▸ **Goal**
Leave out every picture. Copy exactly the lines from the one holding "Emit a Python" through the one holding "y_ticks = [0, 2, 4, 6, 8, 10]".

▸ **Stored items from a collection**
----------------------------------------

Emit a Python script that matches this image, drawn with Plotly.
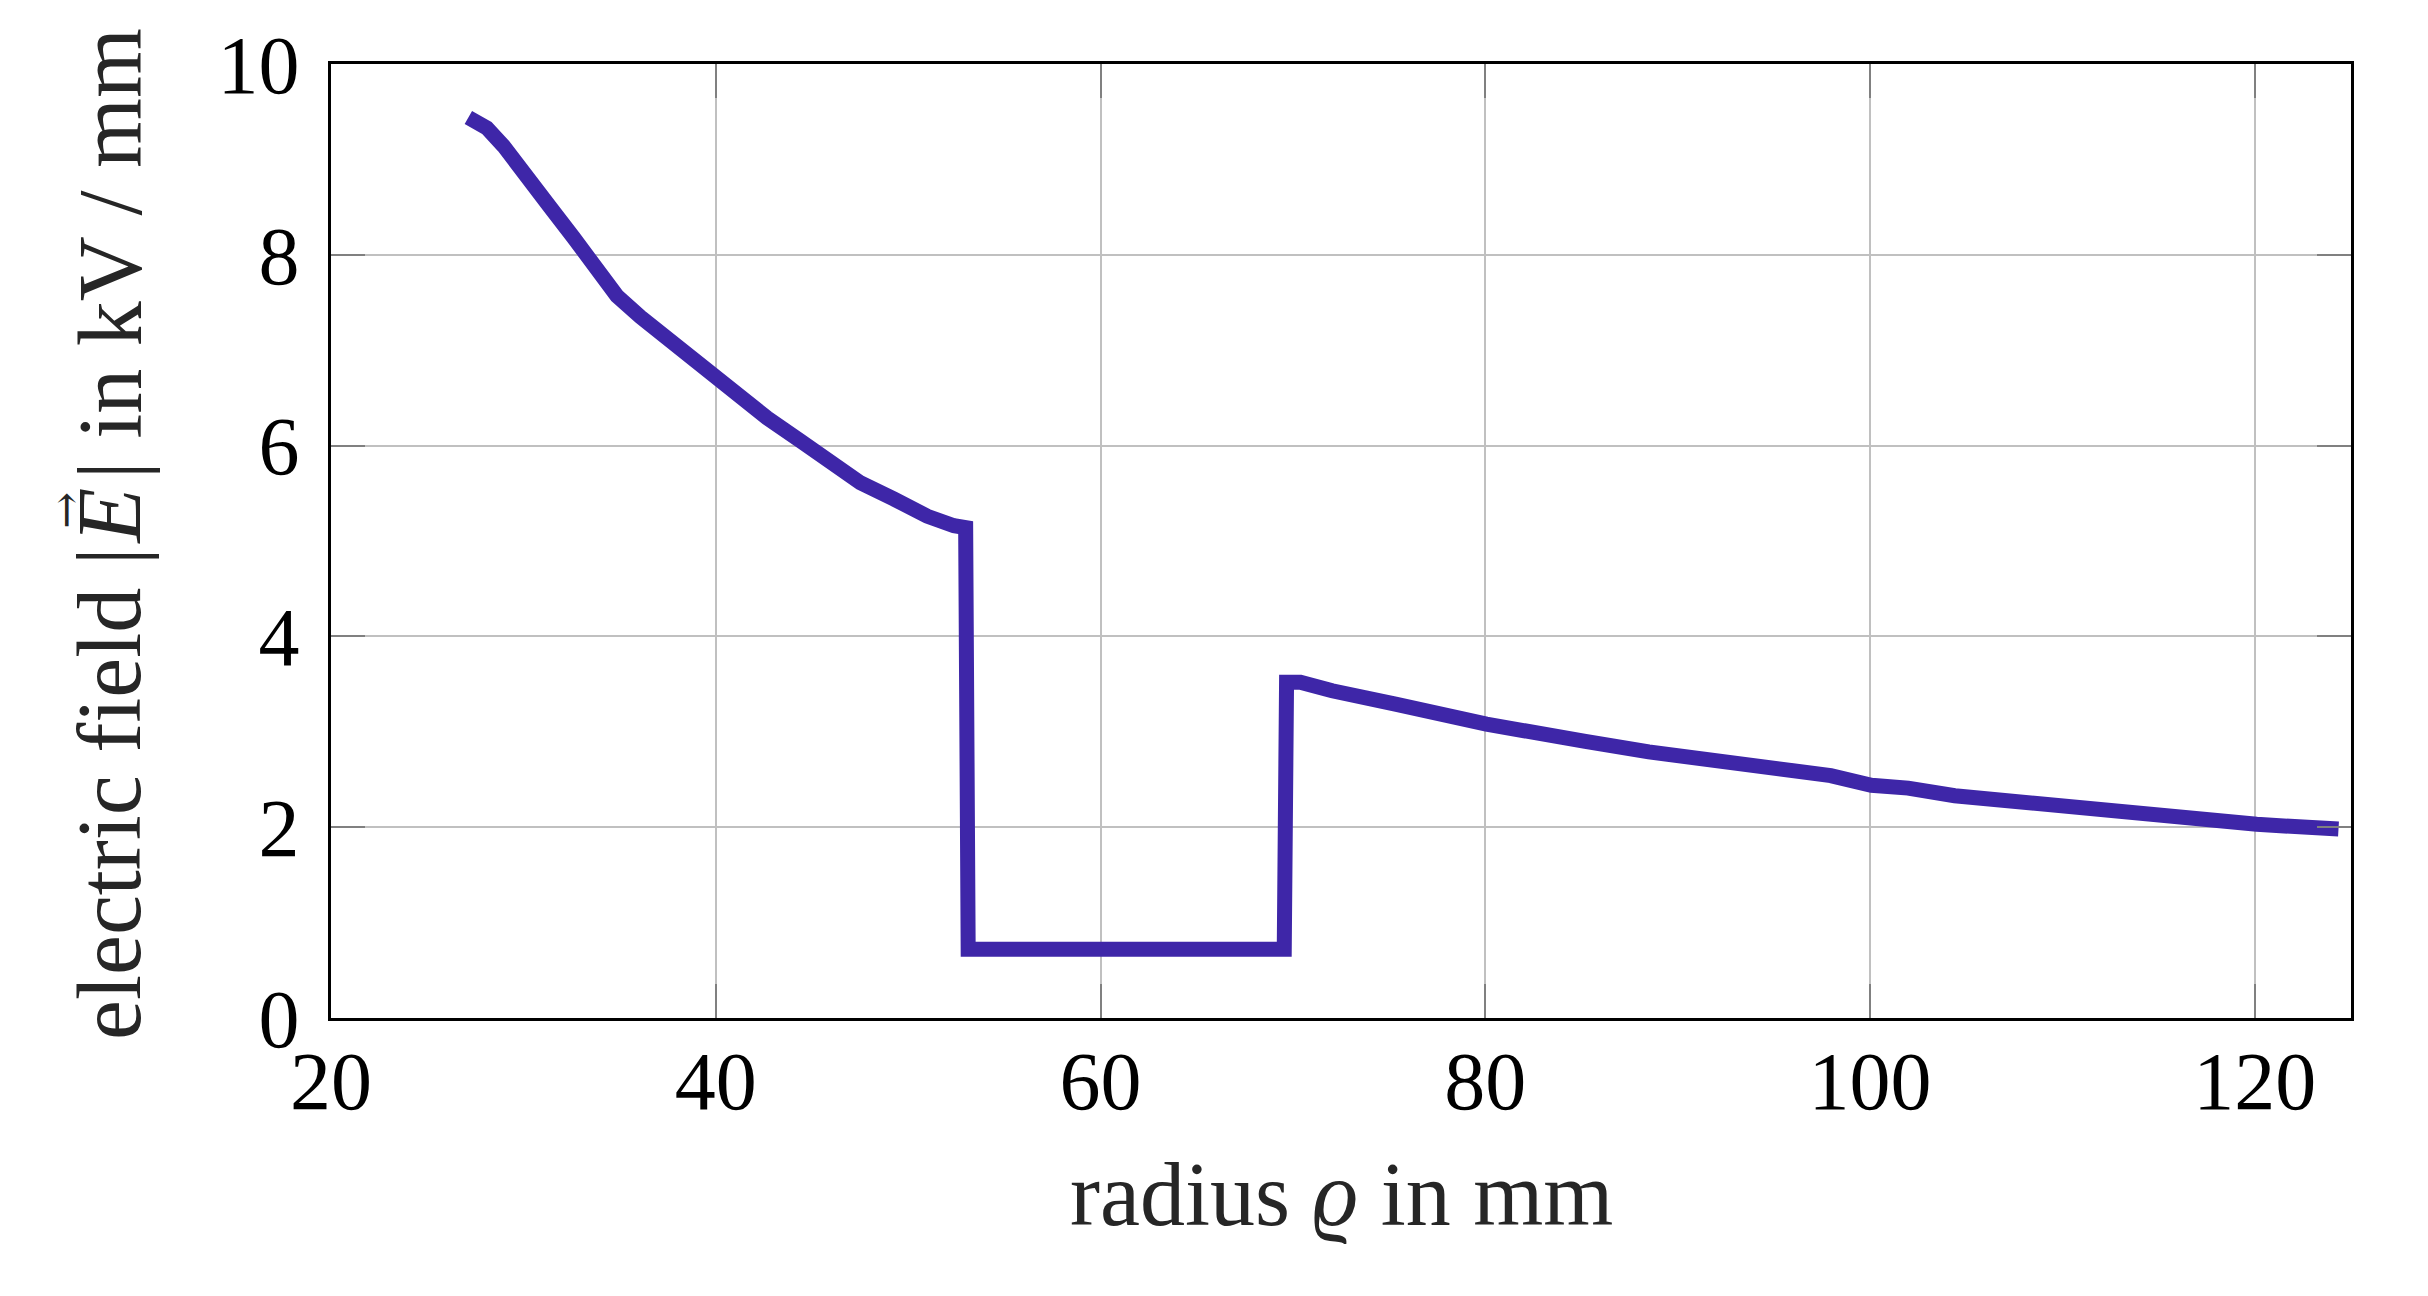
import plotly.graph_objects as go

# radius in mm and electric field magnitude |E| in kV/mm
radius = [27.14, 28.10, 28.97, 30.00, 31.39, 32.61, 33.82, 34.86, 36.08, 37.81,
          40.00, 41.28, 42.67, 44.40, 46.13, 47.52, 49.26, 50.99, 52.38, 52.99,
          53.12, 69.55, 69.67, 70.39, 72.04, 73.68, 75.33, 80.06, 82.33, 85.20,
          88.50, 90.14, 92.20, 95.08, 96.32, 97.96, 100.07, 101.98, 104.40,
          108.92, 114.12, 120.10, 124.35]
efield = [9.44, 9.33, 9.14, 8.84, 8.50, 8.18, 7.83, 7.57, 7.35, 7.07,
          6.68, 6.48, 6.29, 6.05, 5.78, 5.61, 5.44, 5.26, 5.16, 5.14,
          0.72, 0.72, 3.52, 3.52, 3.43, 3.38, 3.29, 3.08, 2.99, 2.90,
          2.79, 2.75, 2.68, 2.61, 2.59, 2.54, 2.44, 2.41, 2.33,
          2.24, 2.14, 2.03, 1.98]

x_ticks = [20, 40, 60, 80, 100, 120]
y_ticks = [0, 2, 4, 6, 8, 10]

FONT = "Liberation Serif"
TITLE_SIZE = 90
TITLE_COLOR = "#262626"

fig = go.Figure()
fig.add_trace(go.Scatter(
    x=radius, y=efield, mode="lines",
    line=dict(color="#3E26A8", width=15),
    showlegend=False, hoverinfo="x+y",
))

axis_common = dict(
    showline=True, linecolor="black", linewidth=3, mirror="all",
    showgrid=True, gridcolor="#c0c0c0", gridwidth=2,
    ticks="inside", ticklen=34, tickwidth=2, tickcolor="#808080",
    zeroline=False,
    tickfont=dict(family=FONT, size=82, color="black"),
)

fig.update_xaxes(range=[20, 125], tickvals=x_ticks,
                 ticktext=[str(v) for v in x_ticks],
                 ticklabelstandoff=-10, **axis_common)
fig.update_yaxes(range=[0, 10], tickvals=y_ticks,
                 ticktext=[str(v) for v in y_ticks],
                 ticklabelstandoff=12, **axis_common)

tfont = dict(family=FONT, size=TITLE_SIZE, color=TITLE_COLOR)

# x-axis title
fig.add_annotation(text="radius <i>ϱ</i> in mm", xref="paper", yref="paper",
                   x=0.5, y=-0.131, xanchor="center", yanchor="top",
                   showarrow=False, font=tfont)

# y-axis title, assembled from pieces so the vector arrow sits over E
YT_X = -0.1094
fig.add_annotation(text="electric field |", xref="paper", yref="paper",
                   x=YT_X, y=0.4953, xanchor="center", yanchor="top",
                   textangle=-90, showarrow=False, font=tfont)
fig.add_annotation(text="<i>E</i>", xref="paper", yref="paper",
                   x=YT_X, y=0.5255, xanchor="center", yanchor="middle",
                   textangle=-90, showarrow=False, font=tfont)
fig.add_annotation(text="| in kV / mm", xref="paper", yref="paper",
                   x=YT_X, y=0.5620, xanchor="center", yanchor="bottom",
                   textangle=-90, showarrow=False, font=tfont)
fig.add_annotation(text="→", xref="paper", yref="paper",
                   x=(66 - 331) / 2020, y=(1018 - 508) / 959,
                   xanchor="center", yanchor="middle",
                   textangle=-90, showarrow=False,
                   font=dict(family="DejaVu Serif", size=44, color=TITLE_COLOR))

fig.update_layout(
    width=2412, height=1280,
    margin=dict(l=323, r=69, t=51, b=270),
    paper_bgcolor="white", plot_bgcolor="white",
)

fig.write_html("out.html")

----------------------------------------

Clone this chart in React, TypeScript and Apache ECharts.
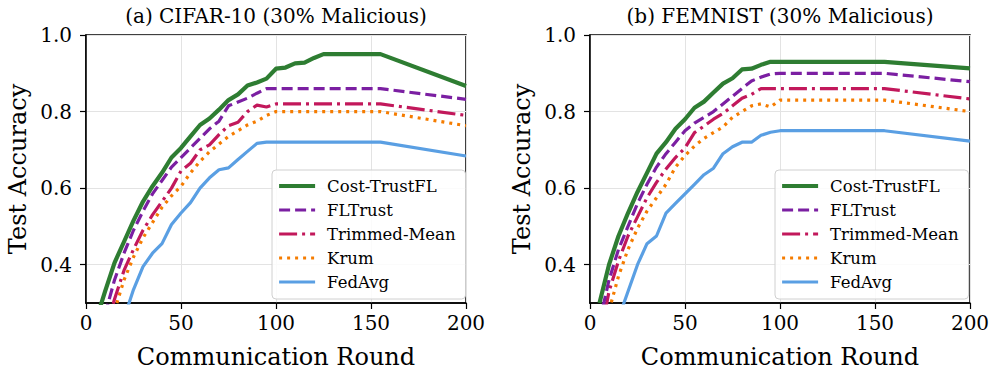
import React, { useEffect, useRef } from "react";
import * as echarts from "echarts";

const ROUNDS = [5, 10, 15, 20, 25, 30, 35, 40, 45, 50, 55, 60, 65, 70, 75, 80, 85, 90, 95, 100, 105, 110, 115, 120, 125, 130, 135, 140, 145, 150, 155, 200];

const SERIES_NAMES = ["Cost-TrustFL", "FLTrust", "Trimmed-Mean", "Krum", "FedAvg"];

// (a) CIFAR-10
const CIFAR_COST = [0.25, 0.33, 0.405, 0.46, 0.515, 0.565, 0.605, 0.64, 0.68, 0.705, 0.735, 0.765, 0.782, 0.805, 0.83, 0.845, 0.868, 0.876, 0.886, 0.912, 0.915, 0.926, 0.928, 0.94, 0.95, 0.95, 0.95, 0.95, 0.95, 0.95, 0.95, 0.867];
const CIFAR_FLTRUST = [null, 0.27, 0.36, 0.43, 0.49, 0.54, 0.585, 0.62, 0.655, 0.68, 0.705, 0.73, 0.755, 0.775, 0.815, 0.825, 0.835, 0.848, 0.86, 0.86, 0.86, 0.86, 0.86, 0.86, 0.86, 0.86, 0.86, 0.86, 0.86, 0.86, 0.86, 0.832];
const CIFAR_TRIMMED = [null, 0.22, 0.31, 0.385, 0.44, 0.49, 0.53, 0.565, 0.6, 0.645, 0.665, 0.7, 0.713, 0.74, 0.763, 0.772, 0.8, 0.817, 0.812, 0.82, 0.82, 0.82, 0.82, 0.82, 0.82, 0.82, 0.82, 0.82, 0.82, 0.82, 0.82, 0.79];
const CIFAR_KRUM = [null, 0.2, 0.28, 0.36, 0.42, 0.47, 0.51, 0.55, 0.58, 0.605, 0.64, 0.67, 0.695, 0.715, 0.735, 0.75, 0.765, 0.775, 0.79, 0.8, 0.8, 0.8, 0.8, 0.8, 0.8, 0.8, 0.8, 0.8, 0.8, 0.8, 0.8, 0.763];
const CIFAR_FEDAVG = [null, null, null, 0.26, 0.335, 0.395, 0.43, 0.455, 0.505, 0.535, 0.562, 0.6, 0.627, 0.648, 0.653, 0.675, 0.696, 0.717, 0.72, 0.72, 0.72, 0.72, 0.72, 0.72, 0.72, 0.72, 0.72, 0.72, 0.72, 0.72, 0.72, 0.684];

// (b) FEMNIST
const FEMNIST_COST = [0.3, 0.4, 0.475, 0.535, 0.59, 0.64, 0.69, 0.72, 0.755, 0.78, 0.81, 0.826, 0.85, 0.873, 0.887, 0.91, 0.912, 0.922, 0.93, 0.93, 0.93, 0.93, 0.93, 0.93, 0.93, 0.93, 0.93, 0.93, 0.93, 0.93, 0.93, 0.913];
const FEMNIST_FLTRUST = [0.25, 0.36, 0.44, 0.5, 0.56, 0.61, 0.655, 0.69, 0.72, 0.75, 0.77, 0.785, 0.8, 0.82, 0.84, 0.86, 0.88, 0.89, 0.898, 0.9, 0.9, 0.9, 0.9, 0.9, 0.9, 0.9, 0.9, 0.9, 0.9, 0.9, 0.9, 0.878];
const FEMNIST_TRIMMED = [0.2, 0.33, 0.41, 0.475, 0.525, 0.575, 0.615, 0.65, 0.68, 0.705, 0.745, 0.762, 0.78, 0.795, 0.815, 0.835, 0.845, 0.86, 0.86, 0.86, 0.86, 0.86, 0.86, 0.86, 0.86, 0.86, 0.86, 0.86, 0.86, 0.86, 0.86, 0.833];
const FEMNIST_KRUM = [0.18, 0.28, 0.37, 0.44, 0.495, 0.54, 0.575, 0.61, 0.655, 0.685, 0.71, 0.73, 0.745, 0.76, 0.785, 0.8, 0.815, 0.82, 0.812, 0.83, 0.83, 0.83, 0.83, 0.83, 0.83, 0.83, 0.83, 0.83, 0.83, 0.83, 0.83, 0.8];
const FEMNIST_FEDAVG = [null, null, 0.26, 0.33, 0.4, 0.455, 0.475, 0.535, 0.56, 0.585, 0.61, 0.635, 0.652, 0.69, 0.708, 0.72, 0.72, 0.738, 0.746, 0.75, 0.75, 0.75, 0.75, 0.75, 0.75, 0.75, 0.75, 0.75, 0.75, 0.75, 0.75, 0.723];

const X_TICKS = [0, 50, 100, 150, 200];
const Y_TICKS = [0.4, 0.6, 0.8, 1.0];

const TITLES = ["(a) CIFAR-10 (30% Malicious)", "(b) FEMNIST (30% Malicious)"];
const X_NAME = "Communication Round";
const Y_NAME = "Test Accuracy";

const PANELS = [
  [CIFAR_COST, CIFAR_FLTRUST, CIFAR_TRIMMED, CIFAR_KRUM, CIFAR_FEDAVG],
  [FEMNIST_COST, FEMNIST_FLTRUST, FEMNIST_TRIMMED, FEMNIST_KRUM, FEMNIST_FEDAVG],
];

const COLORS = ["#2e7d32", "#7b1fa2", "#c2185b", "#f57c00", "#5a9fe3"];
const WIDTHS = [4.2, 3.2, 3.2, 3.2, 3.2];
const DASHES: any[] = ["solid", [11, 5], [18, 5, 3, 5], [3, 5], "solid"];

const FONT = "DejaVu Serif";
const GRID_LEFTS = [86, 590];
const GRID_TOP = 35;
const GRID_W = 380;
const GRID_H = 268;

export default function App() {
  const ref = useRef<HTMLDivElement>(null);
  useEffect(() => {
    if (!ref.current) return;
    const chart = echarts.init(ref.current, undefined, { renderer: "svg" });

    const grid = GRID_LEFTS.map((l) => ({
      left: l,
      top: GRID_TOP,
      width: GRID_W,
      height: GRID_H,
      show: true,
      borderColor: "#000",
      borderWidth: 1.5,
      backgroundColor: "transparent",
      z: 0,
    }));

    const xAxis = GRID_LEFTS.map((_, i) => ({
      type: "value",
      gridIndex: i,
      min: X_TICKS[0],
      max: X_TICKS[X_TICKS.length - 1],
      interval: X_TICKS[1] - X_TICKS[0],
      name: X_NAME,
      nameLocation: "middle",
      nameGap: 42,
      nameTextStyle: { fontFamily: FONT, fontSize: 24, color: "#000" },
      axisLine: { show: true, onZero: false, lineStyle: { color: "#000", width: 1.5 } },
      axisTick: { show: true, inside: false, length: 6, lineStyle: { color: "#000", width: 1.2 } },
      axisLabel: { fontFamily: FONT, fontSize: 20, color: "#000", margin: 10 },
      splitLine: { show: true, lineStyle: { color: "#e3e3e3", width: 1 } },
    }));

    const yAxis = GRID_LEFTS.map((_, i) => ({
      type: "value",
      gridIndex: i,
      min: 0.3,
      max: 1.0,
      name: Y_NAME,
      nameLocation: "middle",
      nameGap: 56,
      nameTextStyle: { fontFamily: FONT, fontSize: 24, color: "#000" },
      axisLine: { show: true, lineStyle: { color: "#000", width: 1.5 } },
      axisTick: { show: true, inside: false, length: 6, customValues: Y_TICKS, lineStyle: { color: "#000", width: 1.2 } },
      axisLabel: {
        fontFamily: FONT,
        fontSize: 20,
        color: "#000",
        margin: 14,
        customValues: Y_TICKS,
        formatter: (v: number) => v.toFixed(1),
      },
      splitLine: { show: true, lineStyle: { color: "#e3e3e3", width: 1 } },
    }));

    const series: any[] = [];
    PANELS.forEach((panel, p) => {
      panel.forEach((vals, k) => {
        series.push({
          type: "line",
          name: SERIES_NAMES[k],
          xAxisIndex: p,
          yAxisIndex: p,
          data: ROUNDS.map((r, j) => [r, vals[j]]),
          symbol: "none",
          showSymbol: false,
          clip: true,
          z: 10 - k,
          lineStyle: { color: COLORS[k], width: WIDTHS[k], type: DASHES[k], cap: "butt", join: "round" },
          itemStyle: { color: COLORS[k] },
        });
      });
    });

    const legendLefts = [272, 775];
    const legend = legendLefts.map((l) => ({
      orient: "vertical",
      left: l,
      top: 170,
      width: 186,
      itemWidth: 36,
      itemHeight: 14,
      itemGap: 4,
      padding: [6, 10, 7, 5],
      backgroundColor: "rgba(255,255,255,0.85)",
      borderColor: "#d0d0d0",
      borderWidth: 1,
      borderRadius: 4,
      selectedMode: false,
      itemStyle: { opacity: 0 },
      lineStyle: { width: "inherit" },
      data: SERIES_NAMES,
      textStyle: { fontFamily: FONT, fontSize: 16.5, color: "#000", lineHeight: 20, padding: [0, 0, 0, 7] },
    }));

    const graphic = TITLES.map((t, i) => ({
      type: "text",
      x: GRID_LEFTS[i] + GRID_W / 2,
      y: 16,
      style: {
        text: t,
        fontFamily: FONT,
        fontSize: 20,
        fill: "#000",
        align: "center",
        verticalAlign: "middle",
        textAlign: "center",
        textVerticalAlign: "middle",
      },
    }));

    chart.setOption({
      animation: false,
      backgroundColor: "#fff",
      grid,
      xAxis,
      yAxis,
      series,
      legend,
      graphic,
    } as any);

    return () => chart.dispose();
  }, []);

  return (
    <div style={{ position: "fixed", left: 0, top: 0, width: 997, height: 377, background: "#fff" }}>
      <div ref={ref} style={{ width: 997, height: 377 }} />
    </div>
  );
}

----------------------------------------

▸ **Result of the task**
Emit a Python script that matches this image, drawn with Plotly.
import plotly.graph_objects as go

# radius in mm and electric field magnitude |E| in kV/mm
radius = [27.14, 28.10, 28.97, 30.00, 31.39, 32.61, 33.82, 34.86, 36.08, 37.81,
          40.00, 41.28, 42.67, 44.40, 46.13, 47.52, 49.26, 50.99, 52.38, 52.99,
          53.12, 69.55, 69.67, 70.39, 72.04, 73.68, 75.33, 80.06, 82.33, 85.20,
          88.50, 90.14, 92.20, 95.08, 96.32, 97.96, 100.07, 101.98, 104.40,
          108.92, 114.12, 120.10, 124.35]
efield = [9.44, 9.33, 9.14, 8.84, 8.50, 8.18, 7.83, 7.57, 7.35, 7.07,
          6.68, 6.48, 6.29, 6.05, 5.78, 5.61, 5.44, 5.26, 5.16, 5.14,
          0.72, 0.72, 3.52, 3.52, 3.43, 3.38, 3.29, 3.08, 2.99, 2.90,
          2.79, 2.75, 2.68, 2.61, 2.59, 2.54, 2.44, 2.41, 2.33,
          2.24, 2.14, 2.03, 1.98]

x_ticks = [20, 40, 60, 80, 100, 120]
y_ticks = [0, 2, 4, 6, 8, 10]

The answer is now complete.